- Directed by: Igor Kovalyov
- Screenplay by: Igor Kovalyov Valery Pugashkin
- Produced by: Igor Gelashvili
- Cinematography: Oleg Kuzovkov
- Production company: Pilot
- Release date: 1991;
- Running time: 18 minutes
- Countries: Soviet Union; Russia;

= Andrei Svislotskiy =

Andrei Svislotskiy (Андрей Свислоцкий) is a 1991 animated short film by Russian animator Igor Kovalyov. The short focuses on the lives of three eccentric people living on a farm in the Ukrainian countryside.

== Plot ==
Told in a non-linear, stream of consciousness style, the film depicts the deceitful relationship between a master and his two servants.
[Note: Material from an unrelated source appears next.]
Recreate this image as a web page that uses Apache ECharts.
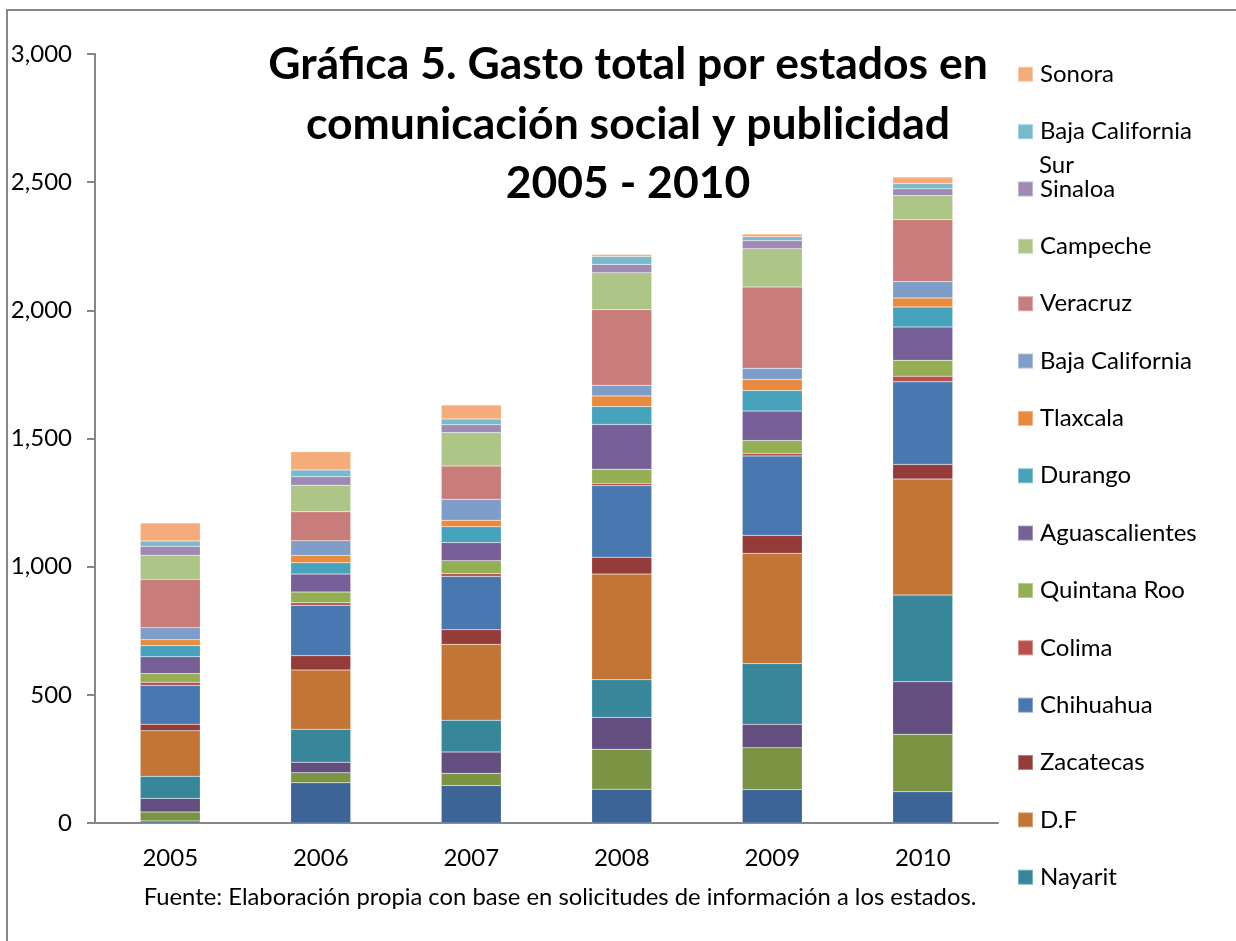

The master's actions and behavior are very mysterious and secretive, which causes his manservant to be suspicious of his whereabouts. The Master is seen doing such things as writing a letter in the secrecy of his study room, gathering eggs from the side of a cliff, and it is even implied he had an affair with the female servant. One day, the shocked manservant discovers the Master in a barn feeding the eggs he gathered to a huge boar, much to the Master's shame. Sometime later, the Master is shown setting the pig off into the wild, perhaps a form of reconciliation with the male servant (who is implied to have an infatuation with his master). With his mental health deteriorating, the Master sheds his clothing and jumps over the edge of the cliff, presumably to his death. Sometime after these events, the two servants are seen tending to the Master's now vacant bedroom, and appear to be going their separate ways. However, the manservant secretly follows the woman and watches aghast as she begins walking towards the same cliff the Master committed suicide on. What happens next is unclear, and the film ends with the following epilogue:

This all happened within 30 km of the city of Kiev in the town of Bucha.

I was the only witness of these events. – Andrey Svislotskiy

==Preservation==
Andrei Svislotskiy was preserved by the Academy Film Archive in 2007.